The Falconar SAL Mustang, also called the 2/3 Mustang and the SAL P-51D Mustang is a Canadian amateur-built aircraft, originally produced by Falconar Avia and introduced in 1969. The aircraft is a 2/3 scale replica of the North American P-51 Mustang and is supplied as a kit or as plans for amateur construction.

Since the winding up of business by Falconar Avia in 2019, the plans are now sold by Manna Aviation.

==Design and development==
In 1963 Falconar partnered with designer Marcel Jurca to produce the Jurca Gnatsum. By 1967, Falconar recommended a large number of changes to the design, which resulted in Jurca leaving the project. The modified aircraft was developed as the SAL Mustang and first flown in 1971 after significant cost overruns. Falconar Aircraft Ltd was sold to George F. Chivers and other investors, and operated as Sturgeon Air Ltd (SAL) with Falconar as an employee until 1973.

The SAL Mustang features a cantilever low-wing, a single-seat, or optionally a two-seats-in-tandem, enclosed cockpit under a bubble canopy, retractable conventional landing gear, including a manually retractable tailwheel and a single engine in tractor configuration.
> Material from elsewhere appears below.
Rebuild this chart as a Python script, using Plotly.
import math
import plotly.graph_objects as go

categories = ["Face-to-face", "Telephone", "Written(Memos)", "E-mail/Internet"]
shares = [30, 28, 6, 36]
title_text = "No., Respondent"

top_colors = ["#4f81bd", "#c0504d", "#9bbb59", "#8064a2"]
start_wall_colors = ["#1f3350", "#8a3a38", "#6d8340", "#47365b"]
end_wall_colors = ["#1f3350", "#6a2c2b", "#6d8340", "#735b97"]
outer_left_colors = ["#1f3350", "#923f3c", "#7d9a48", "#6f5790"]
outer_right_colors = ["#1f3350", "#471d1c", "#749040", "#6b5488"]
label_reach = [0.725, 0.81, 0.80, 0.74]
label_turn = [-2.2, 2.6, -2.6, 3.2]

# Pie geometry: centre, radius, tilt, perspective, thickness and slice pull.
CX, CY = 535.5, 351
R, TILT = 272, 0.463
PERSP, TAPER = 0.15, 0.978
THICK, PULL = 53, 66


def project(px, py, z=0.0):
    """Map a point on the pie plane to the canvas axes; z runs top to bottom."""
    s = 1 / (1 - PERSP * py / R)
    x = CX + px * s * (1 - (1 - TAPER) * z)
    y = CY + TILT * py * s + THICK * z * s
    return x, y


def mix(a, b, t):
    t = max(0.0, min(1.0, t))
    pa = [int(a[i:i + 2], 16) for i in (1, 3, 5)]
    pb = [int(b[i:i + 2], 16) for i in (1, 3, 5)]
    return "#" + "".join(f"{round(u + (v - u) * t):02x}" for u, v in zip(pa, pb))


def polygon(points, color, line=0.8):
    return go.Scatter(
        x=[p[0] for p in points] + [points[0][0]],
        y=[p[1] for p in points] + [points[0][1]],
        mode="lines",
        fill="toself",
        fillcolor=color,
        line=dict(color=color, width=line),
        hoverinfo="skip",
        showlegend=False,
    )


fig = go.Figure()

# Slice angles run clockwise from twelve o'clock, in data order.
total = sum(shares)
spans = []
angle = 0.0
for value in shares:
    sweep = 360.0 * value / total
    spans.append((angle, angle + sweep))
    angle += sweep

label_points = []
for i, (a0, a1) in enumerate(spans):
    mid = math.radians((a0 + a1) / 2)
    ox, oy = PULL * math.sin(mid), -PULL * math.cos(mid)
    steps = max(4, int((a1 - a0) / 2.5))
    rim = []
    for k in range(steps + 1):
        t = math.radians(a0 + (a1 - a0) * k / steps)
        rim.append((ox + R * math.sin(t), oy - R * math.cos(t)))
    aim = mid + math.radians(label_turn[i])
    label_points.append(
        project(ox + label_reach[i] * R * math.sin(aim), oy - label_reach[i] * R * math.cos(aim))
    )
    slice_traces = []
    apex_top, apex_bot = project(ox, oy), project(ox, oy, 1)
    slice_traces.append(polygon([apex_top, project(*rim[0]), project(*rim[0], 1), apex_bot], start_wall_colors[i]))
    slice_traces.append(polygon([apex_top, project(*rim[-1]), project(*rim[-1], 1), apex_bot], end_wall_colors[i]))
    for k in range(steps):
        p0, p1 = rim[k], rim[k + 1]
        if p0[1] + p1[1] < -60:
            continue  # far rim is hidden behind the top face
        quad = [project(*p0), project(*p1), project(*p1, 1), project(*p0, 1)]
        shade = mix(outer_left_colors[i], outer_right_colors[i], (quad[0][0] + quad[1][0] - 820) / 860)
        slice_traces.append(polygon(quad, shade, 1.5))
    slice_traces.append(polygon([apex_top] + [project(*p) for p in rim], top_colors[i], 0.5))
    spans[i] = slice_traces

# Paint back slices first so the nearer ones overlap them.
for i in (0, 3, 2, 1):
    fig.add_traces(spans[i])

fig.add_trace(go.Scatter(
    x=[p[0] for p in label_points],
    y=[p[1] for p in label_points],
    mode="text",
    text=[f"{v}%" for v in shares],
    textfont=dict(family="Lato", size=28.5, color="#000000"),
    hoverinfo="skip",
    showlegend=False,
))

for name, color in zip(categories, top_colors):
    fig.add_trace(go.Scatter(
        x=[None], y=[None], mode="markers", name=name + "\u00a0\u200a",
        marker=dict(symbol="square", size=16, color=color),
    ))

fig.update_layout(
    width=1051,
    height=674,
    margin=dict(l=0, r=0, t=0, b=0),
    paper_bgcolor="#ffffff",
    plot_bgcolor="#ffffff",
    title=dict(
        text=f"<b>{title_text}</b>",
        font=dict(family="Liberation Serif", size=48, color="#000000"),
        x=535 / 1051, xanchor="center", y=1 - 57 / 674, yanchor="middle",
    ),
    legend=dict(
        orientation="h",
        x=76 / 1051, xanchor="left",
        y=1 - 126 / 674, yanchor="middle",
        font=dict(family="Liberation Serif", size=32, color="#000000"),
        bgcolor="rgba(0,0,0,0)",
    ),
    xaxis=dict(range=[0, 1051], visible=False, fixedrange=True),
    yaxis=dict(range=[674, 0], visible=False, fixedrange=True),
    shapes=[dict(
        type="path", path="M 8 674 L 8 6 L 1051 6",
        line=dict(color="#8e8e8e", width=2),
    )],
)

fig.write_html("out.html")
The aircraft is made from wood covered with fibreglass cloth and doped aircraft fabric. Some parts, like the belly air scoop are made from fibreglass. Its 24.8 ft span wing has an area of 110 sqft and mounts flaps that may be electrically or manually operated. The cockpit is 24 in wide and the bubble canopy is jettisonable. The aircraft's recommended engine power range is 200 to 350 hp. Engines that have been used include the 200 hp Lycoming IO-360 horizontally opposed engine, the 200 hp Ranger L-440 inverted inline, the 180 to 235 hp Avia M 337 inverted inline, 230 hp Continental O-470 horizontally opposed, the 200 hp Ford 230 cuin V6 automotive conversion, as well as other automotive V-6 or V-8 powerplants. Construction time from the supplied kit is estimated as 2500 hours.
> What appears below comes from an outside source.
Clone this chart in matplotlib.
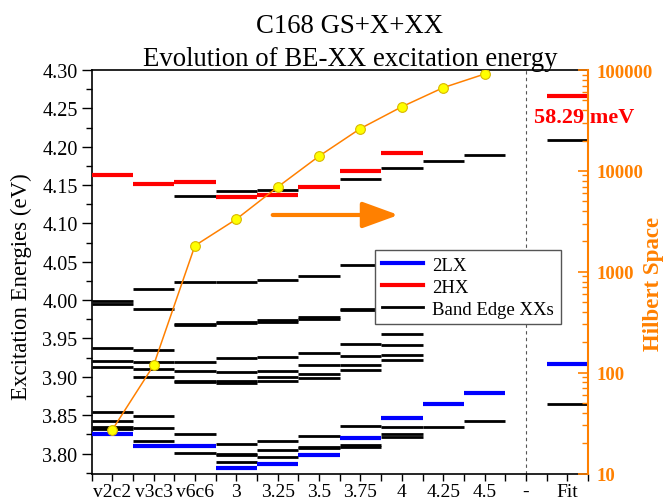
import matplotlib
matplotlib.use('Agg')
import matplotlib.pyplot as plt
from matplotlib.lines import Line2D
from matplotlib.ticker import FixedLocator, MultipleLocator, FuncFormatter, LogLocator, NullFormatter

plt.rcParams['font.family'] = ['Liberation Serif', 'DejaVu Serif']

categories = ['v2c2', 'v3c3', 'v6c6', '3', '3.25', '3.5', '3.75', '4', '4.25', '4.5', '-', 'Fit']

band_edge_xx = [
    [3.999, 3.995, 3.937, 3.921, 3.913, 3.854, 3.842, 3.835, 3.832],
    [4.014, 3.988, 3.935, 3.920, 3.910, 3.900, 3.849, 3.833, 3.817],
    [4.136, 4.023, 3.969, 3.967, 3.920, 3.907, 3.895, 3.893, 3.825, 3.801],
    [4.142, 4.023, 3.972, 3.970, 3.924, 3.906, 3.894, 3.892, 3.813, 3.800, 3.798, 3.789],
    [4.143, 4.026, 3.974, 3.972, 3.926, 3.908, 3.900, 3.895, 3.817, 3.804, 3.795],
    [4.032, 3.978, 3.976, 3.931, 3.916, 3.904, 3.898, 3.823, 3.809, 3.807],
    [4.158, 4.046, 3.989, 3.987, 3.943, 3.927, 3.915, 3.909, 3.836, 3.811, 3.809],
    [4.172, 3.956, 3.941, 3.929, 3.922, 3.834, 3.826, 3.822],
    [4.182, 3.834],
    [4.189, 3.842],
    [],
    [4.209, 3.864],
]
two_hx = [4.163, 4.151, 4.154, 4.134, 4.137, 4.147, 4.168, 4.192, None, None, None, 4.266]
two_lx = [3.826, 3.810, 3.810, 3.781, 3.787, 3.798, 3.820, 3.847, 3.865, 3.879, None, 3.917]
hilbert_space = [27, 118, 1815, 3320, 6920, 14000, 26300, 43200, 66800, 91200]
fit_label = '58.29 meV'

ORANGE = '#FF8000'
W, H = 666, 502
fig = plt.figure(figsize=(W / 100, H / 100), dpi=100)
ax = fig.add_axes([91.5 / W, 1 - 474.5 / H, 496.5 / W, 403.5 / H])

for i, levels in enumerate(band_edge_xx):
    if levels:
        ax.hlines(levels, i - 0.5, i + 0.5, colors='black', linewidth=2.0, zorder=2)
for i, v in enumerate(two_hx):
    if v is not None:
        ax.hlines(v, i - 0.5, i + 0.5, colors='#FF0000', linewidth=3.0, zorder=3)
for i, v in enumerate(two_lx):
    if v is not None:
        ax.hlines(v, i - 0.5, i + 0.5, colors='#0000FF', linewidth=3.0, zorder=3)

ax.axvline(categories.index('-'), color='#555555', linestyle=(0, (3, 3)), linewidth=0.8, zorder=1)

ax.set_xlim(-0.5, len(categories) - 0.5)
ax.set_ylim(3.774, 4.30)
ax.xaxis.set_major_locator(FixedLocator(range(len(categories))))
ax.set_xticklabels(categories, fontsize=14)
ax.xaxis.set_minor_locator(FixedLocator([i - 0.5 for i in range(len(categories) + 1)]))
ax.yaxis.set_major_locator(MultipleLocator(0.05))
ax.yaxis.set_minor_locator(MultipleLocator(0.025))
ax.yaxis.set_major_formatter(FuncFormatter(lambda v, p: f'{v:.2f}'))
ax.tick_params(axis='y', which='major', direction='out', length=7, width=1, labelsize=14.5, pad=3)
ax.tick_params(axis='y', which='minor', direction='out', length=4, width=1)
ax.tick_params(axis='x', which='major', direction='out', length=5, width=1, pad=2)
ax.tick_params(axis='x', which='minor', direction='out', length=5, width=1)
ax.spines['right'].set_visible(False)
for s in ['left', 'top', 'bottom']:
    ax.spines[s].set_linewidth(1.2)

ax.annotate('', xy=(6.92, 4.111), xytext=(3.88, 4.111),
            arrowprops=dict(arrowstyle='-|>,head_length=1.1,head_width=0.4',
                            color=ORANGE, lw=3, mutation_scale=20, shrinkA=0, shrinkB=0), zorder=4)

ax.text(10.19, 4.2386, fit_label, color='#FF0000', fontsize=16, fontweight='bold',
        ha='left', va='center', clip_on=False, zorder=6)

handles = [Line2D([], [], color='#0000FF', lw=3.0),
           Line2D([], [], color='#FF0000', lw=3.0),
           Line2D([], [], color='black', lw=2.0)]
leg = ax.legend(handles, ['2LX', '2HX', 'Band Edge XXs'], loc='upper left',
                bbox_to_anchor=(0.571, 0.553), fontsize=13.5, frameon=True, fancybox=False,
                edgecolor='#555555', framealpha=1, handlelength=2.2, borderpad=0.35,
                labelspacing=0.25, handletextpad=0.5, borderaxespad=0)
leg.get_frame().set_linewidth(1.0)
leg.set_zorder(10)

ax2 = ax.twinx()
ax2.set_yscale('log')
ax2.set_ylim(10, 100000)
ax2.plot(range(len(hilbert_space)), hilbert_space, color=ORANGE, lw=1.1, marker='o',
         markersize=7, markerfacecolor='#FFFF00', markeredgecolor='#D8B800', markeredgewidth=0.8,
         zorder=5)
for s in ['left', 'top', 'bottom']:
    ax2.spines[s].set_visible(False)
ax2.spines['right'].set_color(ORANGE)
ax2.spines['right'].set_linewidth(1.5)
ax2.yaxis.set_major_locator(LogLocator(base=10, numticks=10))
ax2.yaxis.set_minor_locator(LogLocator(base=10, subs=range(2, 10), numticks=20))
ax2.yaxis.set_minor_formatter(NullFormatter())
ax2.yaxis.set_major_formatter(FuncFormatter(lambda v, p: f'{int(round(v))}'))
ax2.tick_params(axis='y', which='major', direction='in', length=7, width=1.2, color=ORANGE,
                labelcolor=ORANGE, labelsize=13.5, pad=6)
ax2.tick_params(axis='y', which='minor', direction='in', length=4, width=1, color=ORANGE)
for lab in ax2.get_yticklabels():
    lab.set_fontweight('bold')

fig.text(350 / W, 1 - 33 / H, 'C168 GS+X+XX', ha='center', va='baseline', fontsize=19.3)
fig.text(350 / W, 1 - 66 / H, 'Evolution of BE-XX excitation energy', ha='center', va='baseline', fontsize=19.3)
fig.text(21.7 / W, 1 - 286.7 / H, 'Excitation Energies (eV)', rotation=90, ha='center', va='center', fontsize=16.5)
fig.text(654 / W, 1 - 284 / H, 'Hilbert Space', rotation=90, ha='center', va='center', fontsize=16.5,
         fontweight='bold', color=ORANGE)

fig.savefig('out.png', dpi=100)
The paper plans supplied total an area of 450 sqft, weigh 13 lb and include a construction manual. An alternative set of plans allows constructing a tandem two-seat version. The plans are very detailed and complete and one builder rated them as "the best I have seen on any homebuilt airplane".

==Operational history==
The prototype was introduced at the 1971 EAA airshow painted in the same gold and red colors as the Canadian Golden Hawks airshow team.

In July 2012 the manufacturer indicated that 18 examples had been completed and flown in the 43 years that the plans and kits had been available.